Concerns over the impact of rising inflation on pensioners have persisted after figures from the Office for National Statistics (ONS) revealed that the Consumer Price Index (CPI) rose to 4.2 per cent in October, the highest level in a decade.
Concerns were previously raised over the impact of rising inflation on pensioners, particularly in light of the government's one-year suspension of the state pension triple lock.
These fears have been reiterated following further increases in inflation, with Baroness Ros Altmann warning that the rising rates will leave even more pensioners in “desperate straits as they try to pay their basic bills during the coming months".
Altmann also highlighted the latest CPI figures as confirmation that the “cost of living crisis already engulfing pensioners and the shameful decision to increase their state pensions by just 3.1 per cent next year will plunge more elderly people into poverty”.
She stated: “The House of Lords gave the government and MPs the chance to think again and they refused to accept our compromise proposals which would have helped correct for the anomalies of Covid impacts on the earnings and CPI statistics.
“Instead they have ploughed ahead with the clearly insufficient September CPI number which was artificially lowered by the pandemic policies.
“Pensioners have been left without the protection they were promised and more will struggle to make ends meet as inflation keeps rising. With rising energy costs, I fear many of the poorest will be even less able to afford to heat their homes adequately over the winter.

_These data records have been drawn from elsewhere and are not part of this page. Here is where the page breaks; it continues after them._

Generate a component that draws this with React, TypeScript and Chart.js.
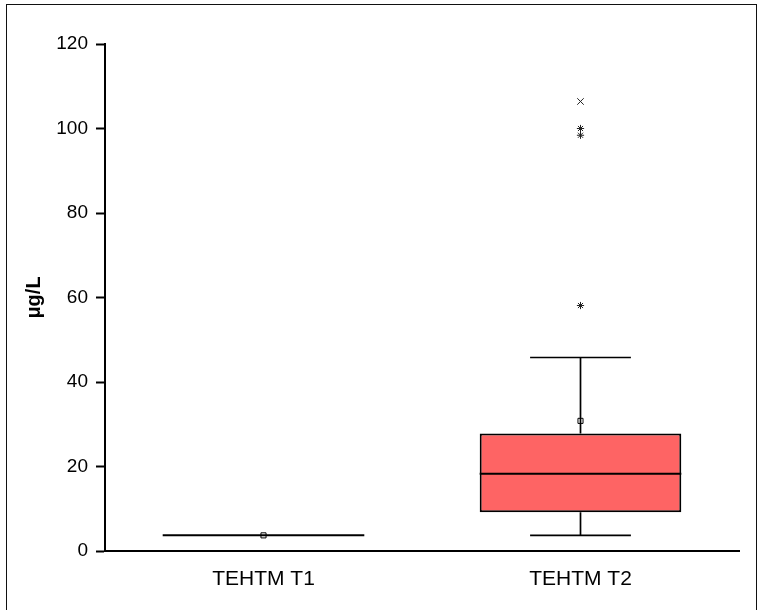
import React, { useEffect, useRef } from 'react';
import { Chart, registerables } from 'chart.js';

Chart.register(...registerables);

const categories = ['TEHTM T1', 'TEHTM T2'];
const q1Values = [3.7, 9.2];
const q3Values = [3.7, 27.8];
const medianValues = [3.7, 18.3];
const whiskerLow = [3.7, 3.7];
const whiskerHigh = [3.7, 45.8];
const meanValues = [3.7, 30.8];
const outlierCategory = ['TEHTM T2', 'TEHTM T2', 'TEHTM T2'];
const outlierValues = [100.0, 98.4, 58.1];
const maxCategory = ['TEHTM T2'];
const maxValues = [106.4];
const yTickValues = [0, 20, 40, 60, 80, 100, 120];

const FONT = "'Liberation Sans', Arial, sans-serif";

const boxPlugin = {
  id: 'boxParts',
  afterDatasetsDraw(chart: any) {
    const meta = chart.getDatasetMeta(0);
    const y = chart.scales.y;
    const ctx = chart.ctx;
    ctx.save();
    ctx.strokeStyle = '#000';
    meta.data.forEach((bar: any, i: number) => {
      const { x, width } = bar.getProps(['x', 'width'], true);
      const half = width / 2;
      const capHalf = width / 4;
      const yq1 = y.getPixelForValue(q1Values[i]);
      const yq3 = y.getPixelForValue(q3Values[i]);
      const ylo = y.getPixelForValue(whiskerLow[i]);
      const yhi = y.getPixelForValue(whiskerHigh[i]);
      const ymed = y.getPixelForValue(medianValues[i]);
      ctx.lineWidth = 1.7;
      ctx.beginPath();
      if (yhi < yq3) {
        ctx.moveTo(x, yq3);
        ctx.lineTo(x, yhi);
        ctx.moveTo(x - capHalf, yhi);
        ctx.lineTo(x + capHalf, yhi);
      }
      if (ylo > yq1) {
        ctx.moveTo(x, yq1);
        ctx.lineTo(x, ylo);
        ctx.moveTo(x - capHalf, ylo);
        ctx.lineTo(x + capHalf, ylo);
      }
      ctx.stroke();
      ctx.lineWidth = 2;
      ctx.beginPath();
      ctx.moveTo(x - half, ymed);
      ctx.lineTo(x + half, ymed);
      ctx.stroke();
    });
    ctx.restore();
  },
};

export default function App() {
  const ref = useRef<HTMLCanvasElement | null>(null);

  useEffect(() => {
    if (!ref.current) return;
    const chart = new Chart(ref.current, {
      type: 'bar',
      data: {
        labels: categories,
        datasets: [
          {
            type: 'bar',
            data: categories.map((_, i) => [q1Values[i], q3Values[i]]) as any,
            backgroundColor: '#fe6464',
            borderColor: '#000',
            borderWidth: 2,
            borderSkipped: false,
            categoryPercentage: 1,
            barPercentage: 0.636,
            order: 3,
          } as any,
          {
            type: 'line',
            data: meanValues,
            showLine: false,
            pointStyle: 'rect',
            pointRadius: 3.6,
            pointBackgroundColor: 'rgba(255,255,255,0)',
            pointBorderColor: '#000',
            pointBorderWidth: 1,
            order: 1,
          } as any,
          {
            type: 'line',
            data: outlierValues.map((v, i) => ({ x: outlierCategory[i], y: v })),
            showLine: false,
            pointStyle: 'star',
            pointRadius: 3.6,
            pointBorderColor: '#222',
            pointBorderWidth: 1,
            order: 1,
          } as any,
          {
            type: 'line',
            data: maxValues.map((v, i) => ({ x: maxCategory[i], y: v })),
            showLine: false,
            pointStyle: 'crossRot',
            pointRadius: 4.6,
            pointBorderColor: '#222',
            pointBorderWidth: 1,
            order: 1,
          } as any,
        ],
      },
      options: {
        animation: false,
        responsive: false,
        maintainAspectRatio: false,
        layout: { padding: { left: 0, top: 44, right: 22, bottom: 0 } },
        plugins: {
          legend: { display: false },
          tooltip: { enabled: false },
        },
        scales: {
          x: {
            type: 'category',
            offset: true,
            grid: { display: false },
            border: { display: true, color: '#000', width: 2 },
            ticks: {
              color: '#000',
              padding: 8,
              font: { family: FONT, size: 21 },
            },
            afterFit(scale: any) {
              scale.height = 59;
            },
          },
          y: {
            type: 'linear',
            min: 0,
            max: 120,
            afterBuildTicks(scale: any) {
              scale.ticks = yTickValues.map((v) => ({ value: v }));
            },
            grid: {
              drawOnChartArea: false,
              drawTicks: true,
              tickLength: 9,
              tickWidth: 2,
              color: '#000',
            },
            border: { display: true, color: '#000', width: 2 },
            ticks: {
              color: '#000',
              padding: 8,
              font: { family: FONT, size: 19 },
            },
            title: {
              display: true,
              text: 'μg/L',
              color: '#000',
              padding: { top: 22, bottom: 0 },
              font: { family: FONT, size: 20, weight: 'bold' },
            },
            afterFit(scale: any) {
              scale.width = 105;
            },
          },
        },
      } as any,
      plugins: [boxPlugin],
    });
    return () => chart.destroy();
  }, []);

  return (
    <div style={{ position: 'fixed', left: 0, top: 0, width: 761, height: 610, background: '#fff', overflow: 'hidden' }}>
      <div
        style={{
          position: 'absolute',
          left: 6,
          top: 4,
          width: 751,
          height: 620,
          border: '1.5px solid #111',
          boxSizing: 'border-box',
        }}
      />
      <canvas ref={ref} width={761} height={610} style={{ position: 'absolute', left: 0, top: 0, width: 761, height: 610 }} />
    </div>
  );
}
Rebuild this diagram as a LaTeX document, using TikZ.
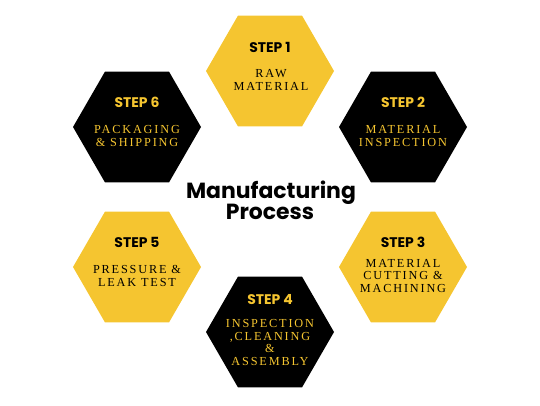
\documentclass[tikz,border=0pt]{standalone}
\usepackage{fontspec}
\setmainfont{Liberation Serif}
\newfontfamily\stepfont{Poppins}
\newfontfamily\descfont[LetterSpace=15]{Liberation Serif}
\newfontfamily\titlefont{Poppins}
\usetikzlibrary{shapes.geometric}
\definecolor{hexyellow}{RGB}{245,197,48}
\begin{document}
\begin{tikzpicture}[x=1bp,y=-1bp,
  hexbox/.style={regular polygon, regular polygon sides=6, minimum size=128bp, inner sep=0pt, outer sep=0pt, draw=none},
  yhex/.style={hexbox, fill=hexyellow},
  bhex/.style={hexbox, fill=black},
  steplabel/.style={font=\stepfont\bfseries\fontsize{14}{14}\selectfont, inner sep=0pt},
  desc/.style={font=\descfont\fontsize{12.3}{13}\selectfont, align=center, inner sep=0pt},
  ontext/.style={text=black},
  offtext/.style={text=hexyellow},
  titletext/.style={font=\titlefont\bfseries\fontsize{22}{19}\selectfont, inner sep=0pt, anchor=base}
]
\useasboundingbox (0,0) rectangle (540,405);

\node[yhex] (h1) at (270,71) {};
\node[bhex] (h2) at (403,127) {};
\node[yhex] (h3) at (403,267) {};
\node[bhex] (h4) at (270,332) {};
\node[yhex] (h5) at (137,267) {};
\node[bhex] (h6) at (137,127) {};

\node[steplabel, ontext] (l1) at (270,47) {STEP 1};
\node[desc, ontext] (d1) at (271,80) {RAW\\MATERIAL};

\node[steplabel, offtext] (l2) at (403,102) {STEP 2};
\node[desc, offtext] (d2) at (403,136) {MATERIAL\\INSPECTION};

\node[steplabel, ontext] (l3) at (403,242) {STEP 3};
\node[desc, ontext] (d3) at (403,276) {MATERIAL\\CUTTING \&\\MACHINING};

\node[steplabel, offtext] (l4) at (270,300) {STEP 4};
\node[desc, offtext] (d4) at (270,342.5) {INSPECTION\\,CLEANING\\\&\\ASSEMBLY};

\node[steplabel, ontext] (l5) at (137,242) {STEP 5};
\node[desc, ontext] (d5) at (137,275.5) {PRESSURE \&\\LEAK TEST};

\node[steplabel, offtext] (l6) at (137,102) {STEP 6};
\node[desc, offtext] (d6) at (137,136) {PACKAGING\\\& SHIPPING};

\node[titletext] (t1) at (271,198) {Manufacturing};
\node[titletext] (t2) at (270,219) {Process};
\end{tikzpicture}
\end{document}
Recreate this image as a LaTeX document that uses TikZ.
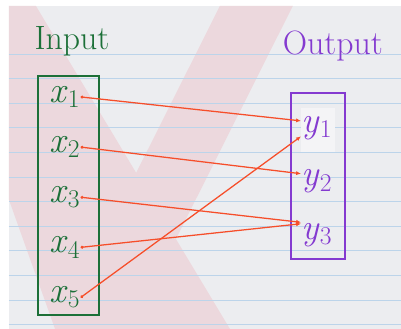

“Those pensioners who do not depend on the state pension alone may be better off but millions – most of them women – have nothing else to fall back on and never had a chance to build another pension.
“To take away their much-needed and promised protection, knowing inflation pressures are rising, seems unjustifiable, especially when money was found for reducing bank, alcohol and other taxes.”
Aegon pensions director, Steven Cameron, echoed this, warning that those on fixed incomes, such as pensioners relying on state pension, will face a “real challenge in meeting higher costs in the coming months, particularly with the government scrapping the state pension triple lock next year”.
“This will mean the state pension’s 3.1 per cent increase in April will likely be far less than the rise in the cost of living at that time,” he explained.
“The Bank of England have so far held off raising interest rates to ease the cost of living squeeze, but as the full post-pandemic picture becomes increasingly clear, the base rate may soon be lifted from its historic low.”
Those who rely on the state pension are not the only ones facing concerns, however, as Interactive Investor head of pensions and savings, Becky O’Connor, warned that higher inflation could erode savings to the point where it becomes hard to justify keeping anything but the minimum.
“Inflation also makes it harder to find growth investments at an acceptable level of risk,” she continued. “It also erodes the value of pension funds for younger workers trying to build up a pot that will see them through retirement.”
Adding to this, Canada Life technical director, Andrew Tully, said: “We could also see people start to deprioritise their pension saving as wages are made to stretch further to cover rising costs.
"If inflation continues to grow unchecked we could start to see the undoing of some of the great strides forward made by auto-enrolment.”